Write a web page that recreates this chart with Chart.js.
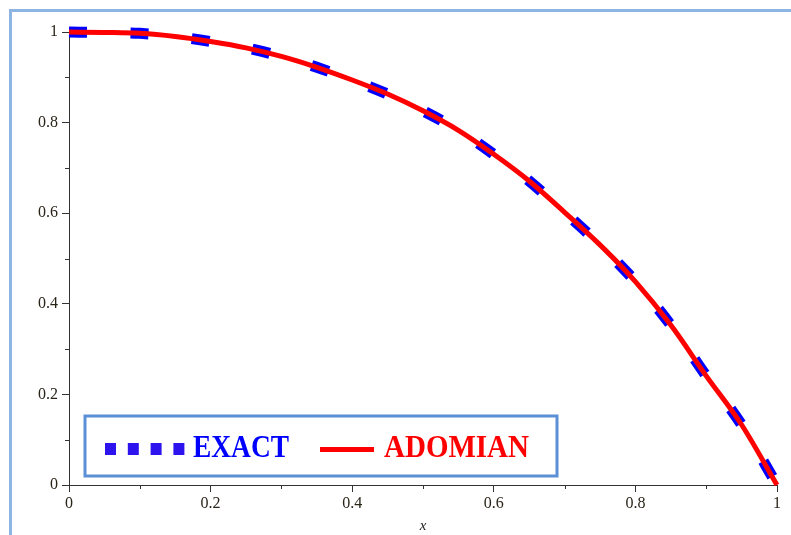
<!DOCTYPE html>
<html>
<head>
<meta charset="utf-8">
<script src="https://cdn.jsdelivr.net/npm/chart.js@4.4.1/dist/chart.umd.min.js"></script>
<style>
  html, body { margin: 0; padding: 0; background: #fff; }
  #wrap { position: relative; width: 791px; height: 535px; overflow: hidden; }
  #frame { position: absolute; left: 9px; top: 9px; width: 900px; height: 700px;
           border-left: 3.5px solid #8db4e2; border-top: 3.5px solid #8db4e2; }
  canvas { position: absolute; left: 0; top: 0; }
</style>
</head>
<body>
<div id="wrap">
  <div id="frame"></div>
  <canvas id="plot" width="791" height="535"></canvas>
</div>
<script>
// values
const xs      = [0, 0.05, 0.1, 0.15, 0.2, 0.25, 0.3, 0.35, 0.4, 0.45, 0.5,
                 0.55, 0.6, 0.65, 0.7, 0.75, 0.8, 0.85, 0.9, 0.95, 1];
const exact   = [1.000, 0.999, 0.997, 0.990, 0.979, 0.965, 0.946, 0.922, 0.894, 0.863, 0.826,
                 0.783, 0.730, 0.671, 0.602, 0.530, 0.449, 0.353, 0.241, 0.133, 0.000];
const adomian = [1.000, 0.999, 0.997, 0.990, 0.979, 0.965, 0.946, 0.922, 0.894, 0.863, 0.826,
                 0.783, 0.730, 0.671, 0.602, 0.530, 0.449, 0.353, 0.241, 0.133, 0.000];
const xTicks  = [0, 0.2, 0.4, 0.6, 0.8, 1];
const yTicks  = [0, 0.2, 0.4, 0.6, 0.8, 1];
const minorTicks = [0.1, 0.3, 0.5, 0.7, 0.9];

const serif = "'Liberation Serif', 'DejaVu Serif', serif";

// short unlabeled ticks between the labeled ones
const minorTickPlugin = {
  id: 'minorTicks',
  afterDraw(chart) {
    const { ctx, scales: { x, y } } = chart;
    ctx.save();
    ctx.strokeStyle = '#333';
    ctx.lineWidth = 1;
    ctx.beginPath();
    minorTicks.forEach(v => {
      const px = Math.round(x.getPixelForValue(v)) + 0.5;
      ctx.moveTo(px, y.bottom);
      ctx.lineTo(px, y.bottom + 4);
      const py = Math.round(y.getPixelForValue(v)) + 0.5;
      ctx.moveTo(x.left - 4, py);
      ctx.lineTo(x.left, py);
    });
    ctx.stroke();
    ctx.restore();
  }
};

// boxed legend inside the plot, bottom left
const boxLegendPlugin = {
  id: 'boxLegend',
  afterDraw(chart) {
    const ctx = chart.ctx;
    const ds = chart.data.datasets;
    ctx.save();
    ctx.fillStyle = '#fff';
    ctx.fillRect(85, 416, 472, 60);
    ctx.strokeStyle = '#5b8fd6';
    ctx.lineWidth = 3;
    ctx.strokeRect(85, 416, 472, 60);

    // dotted sample for EXACT
    ctx.fillStyle = '#2d14ee';
    for (let i = 0; i < 4; i++) ctx.fillRect(105 + i * 22.8, 443, 11, 12);
    // solid sample for ADOMIAN
    ctx.fillStyle = ds[1].borderColor;
    ctx.fillRect(320, 447, 54, 5);

    ctx.font = "bold 32px " + serif;
    ctx.textBaseline = 'alphabetic';
    const drawFit = (txt, x0, x1, color) => {
      const w = ctx.measureText(txt).width;
      ctx.save();
      ctx.translate(x0, 457);
      ctx.scale((x1 - x0) / w, 1);
      ctx.fillStyle = color;
      ctx.fillText(txt, 0, 0);
      ctx.restore();
    };
    drawFit(ds[0].label, 193, 289, ds[0].borderColor);
    drawFit(ds[1].label, 384, 529, ds[1].borderColor);
    ctx.restore();
  }
};

new Chart(document.getElementById('plot'), {
  type: 'line',
  data: {
    datasets: [{
      label: 'EXACT',
      data: xs.map((x, i) => ({ x, y: exact[i] })),
      borderColor: '#0000ff',
      borderWidth: 11,
      borderDash: [18, 43.5],
      borderCapStyle: 'butt',
      pointRadius: 0,
      cubicInterpolationMode: 'monotone',
      order: 1
    }, {
      label: 'ADOMIAN',
      data: xs.map((x, i) => ({ x, y: adomian[i] })),
      borderColor: '#ff0000',
      borderWidth: 5,
      pointRadius: 0,
      cubicInterpolationMode: 'monotone',
      order: 0
    }]
  },
  options: {
    responsive: false,
    animation: false,
    clip: false,
    layout: { padding: { left: 0, right: 14, top: 32, bottom: 0 } },
    plugins: { legend: { display: false }, tooltip: { enabled: false } },
    scales: {
      x: {
        type: 'linear', min: 0, max: 1,
        afterBuildTicks: s => { s.ticks = xTicks.map(v => ({ value: v })); },
        afterFit: s => { s.height = 50; },
        border: { color: '#333', width: 1 },
        grid: { drawOnChartArea: false, tickLength: 7, color: '#333' },
        ticks: { color: '#2a2418', font: { family: serif, size: 16 }, padding: 2,
                 maxRotation: 0, autoSkip: false, callback: v => String(v) },
        title: { display: true, text: 'x', color: '#222',
                 font: { family: serif, size: 15, style: 'italic' }, padding: { top: 0, bottom: 0 } }
      },
      y: {
        type: 'linear', min: 0, max: 1,
        afterBuildTicks: s => { s.ticks = yTicks.map(v => ({ value: v })); },
        afterFit: s => { s.width = 69; },
        border: { color: '#333', width: 1 },
        grid: { drawOnChartArea: false, tickLength: 7, color: '#333' },
        ticks: { color: '#2a2418', font: { family: serif, size: 16 }, padding: 4,
                 autoSkip: false, callback: v => String(v) }
      }
    }
  },
  plugins: [minorTickPlugin, boxLegendPlugin]
});
</script>
</body>
</html>
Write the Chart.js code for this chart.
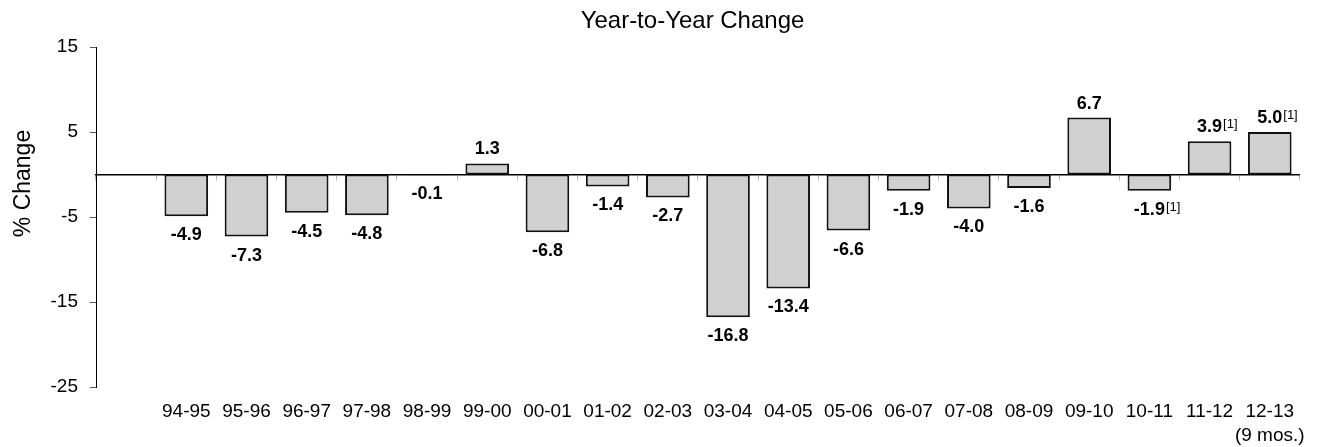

※ ※ ※

Set down all the data again exactly as above, pictures excluded.

Write a web page that recreates this chart with Chart.js.
<!DOCTYPE html>
<html>
<head>
<meta charset="utf-8">
<script src="https://cdn.jsdelivr.net/npm/chart.js@4.4.1/dist/chart.umd.min.js"></script>
<style>
  html, body { margin: 0; padding: 0; background: #fff; }
  #wrap { position: relative; width: 791px; height: 535px; overflow: hidden; }
  #frame { position: absolute; left: 9px; top: 9px; width: 900px; height: 700px;
           border-left: 3.5px solid #8db4e2; border-top: 3.5px solid #8db4e2; }
  canvas { position: absolute; left: 0; top: 0; }
</style>
</head>
<body>
<div id="wrap">
  <div id="frame"></div>
  <canvas id="plot" width="791" height="535"></canvas>
</div>
<script>
// values
const xs      = [0, 0.05, 0.1, 0.15, 0.2, 0.25, 0.3, 0.35, 0.4, 0.45, 0.5,
                 0.55, 0.6, 0.65, 0.7, 0.75, 0.8, 0.85, 0.9, 0.95, 1];
const exact   = [1.000, 0.999, 0.997, 0.990, 0.979, 0.965, 0.946, 0.922, 0.894, 0.863, 0.826,
                 0.783, 0.730, 0.671, 0.602, 0.530, 0.449, 0.353, 0.241, 0.133, 0.000];
const adomian = [1.000, 0.999, 0.997, 0.990, 0.979, 0.965, 0.946, 0.922, 0.894, 0.863, 0.826,
                 0.783, 0.730, 0.671, 0.602, 0.530, 0.449, 0.353, 0.241, 0.133, 0.000];
const xTicks  = [0, 0.2, 0.4, 0.6, 0.8, 1];
const yTicks  = [0, 0.2, 0.4, 0.6, 0.8, 1];
const minorTicks = [0.1, 0.3, 0.5, 0.7, 0.9];

const serif = "'Liberation Serif', 'DejaVu Serif', serif";

// short unlabeled ticks between the labeled ones
const minorTickPlugin = {
  id: 'minorTicks',
  afterDraw(chart) {
    const { ctx, scales: { x, y } } = chart;
    ctx.save();
    ctx.strokeStyle = '#333';
    ctx.lineWidth = 1;
    ctx.beginPath();
    minorTicks.forEach(v => {
      const px = Math.round(x.getPixelForValue(v)) + 0.5;
      ctx.moveTo(px, y.bottom);
      ctx.lineTo(px, y.bottom + 4);
      const py = Math.round(y.getPixelForValue(v)) + 0.5;
      ctx.moveTo(x.left - 4, py);
      ctx.lineTo(x.left, py);
    });
    ctx.stroke();
    ctx.restore();
  }
};

// boxed legend inside the plot, bottom left
const boxLegendPlugin = {
  id: 'boxLegend',
  afterDraw(chart) {
    const ctx = chart.ctx;
    const ds = chart.data.datasets;
    ctx.save();
    ctx.fillStyle = '#fff';
    ctx.fillRect(85, 416, 472, 60);
    ctx.strokeStyle = '#5b8fd6';
    ctx.lineWidth = 3;
    ctx.strokeRect(85, 416, 472, 60);

    // dotted sample for EXACT
    ctx.fillStyle = '#2d14ee';
    for (let i = 0; i < 4; i++) ctx.fillRect(105 + i * 22.8, 443, 11, 12);
    // solid sample for ADOMIAN
    ctx.fillStyle = ds[1].borderColor;
    ctx.fillRect(320, 447, 54, 5);

    ctx.font = "bold 32px " + serif;
    ctx.textBaseline = 'alphabetic';
    const drawFit = (txt, x0, x1, color) => {
      const w = ctx.measureText(txt).width;
      ctx.save();
      ctx.translate(x0, 457);
      ctx.scale((x1 - x0) / w, 1);
      ctx.fillStyle = color;
      ctx.fillText(txt, 0, 0);
      ctx.restore();
    };
    drawFit(ds[0].label, 193, 289, ds[0].borderColor);
    drawFit(ds[1].label, 384, 529, ds[1].borderColor);
    ctx.restore();
  }
};

new Chart(document.getElementById('plot'), {
  type: 'line',
  data: {
    datasets: [{
      label: 'EXACT',
      data: xs.map((x, i) => ({ x, y: exact[i] })),
      borderColor: '#0000ff',
      borderWidth: 11,
      borderDash: [18, 43.5],
      borderCapStyle: 'butt',
      pointRadius: 0,
      cubicInterpolationMode: 'monotone',
      order: 1
    }, {
      label: 'ADOMIAN',
      data: xs.map((x, i) => ({ x, y: adomian[i] })),
      borderColor: '#ff0000',
      borderWidth: 5,
      pointRadius: 0,
      cubicInterpolationMode: 'monotone',
      order: 0
    }]
  },
  options: {
    responsive: false,
    animation: false,
    clip: false,
    layout: { padding: { left: 0, right: 14, top: 32, bottom: 0 } },
    plugins: { legend: { display: false }, tooltip: { enabled: false } },
    scales: {
      x: {
        type: 'linear', min: 0, max: 1,
        afterBuildTicks: s => { s.ticks = xTicks.map(v => ({ value: v })); },
        afterFit: s => { s.height = 50; },
        border: { color: '#333', width: 1 },
        grid: { drawOnChartArea: false, tickLength: 7, color: '#333' },
        ticks: { color: '#2a2418', font: { family: serif, size: 16 }, padding: 2,
                 maxRotation: 0, autoSkip: false, callback: v => String(v) },
        title: { display: true, text: 'x', color: '#222',
                 font: { family: serif, size: 15, style: 'italic' }, padding: { top: 0, bottom: 0 } }
      },
      y: {
        type: 'linear', min: 0, max: 1,
        afterBuildTicks: s => { s.ticks = yTicks.map(v => ({ value: v })); },
        afterFit: s => { s.width = 69; },
        border: { color: '#333', width: 1 },
        grid: { drawOnChartArea: false, tickLength: 7, color: '#333' },
        ticks: { color: '#2a2418', font: { family: serif, size: 16 }, padding: 4,
                 autoSkip: false, callback: v => String(v) }
      }
    }
  },
  plugins: [minorTickPlugin, boxLegendPlugin]
});
</script>
</body>
</html>
Write the Chart.js code for this chart.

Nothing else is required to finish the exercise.